The climax of the 2021-2022 eruption of Hunga Volcano (also called Hunga Tonga – Hunga Ha’apai) on the 15th January 2022 was the most explosive volcanic eruption this century. The eruption generated pressure waves that travelled around the planet multiple times, ash clouds that reached the mesosphere, tsunamis with run-ups over 10 m and severed the subsea telecommunication cables that connected the Kingdom of Tonga to the rest of the world.
Hunga Volcano, 70 km offshore from Tongatapu, is an almost entirely submerged caldera volcano. The 2023 eruption was the most explosive in recent history, and resulted in substantial modification to the seafloor. By comparing bathymetric datasets from before the eruption with datasets acquired by this team and autonomous vehicles in the months immediately after the event, we are able to identify the impacts of the eruption on the seafloor and the processes that caused the damage to the cables and, by combining this with auxiliary datasets, provide new constraints on the speed and dynamics of volcanic triggered submarine flows.
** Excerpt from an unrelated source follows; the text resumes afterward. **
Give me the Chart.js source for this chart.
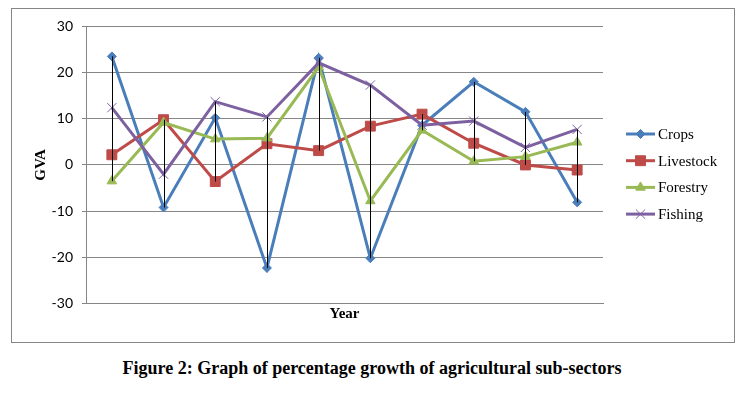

The eruption deepened the caldera floor by 800 m, with a loss of > 6 km3 of material, while high energy submarine density flows, focussed into gullies, caused upwards of 90 m of erosion higher up the flanks and deposited large lobes of material at the bases of them. These flows travelled hundreds of kilometres from the volcano at some of the fastest speeds ever measured for submarine density flows and were responsible for the damage to the subsea cables.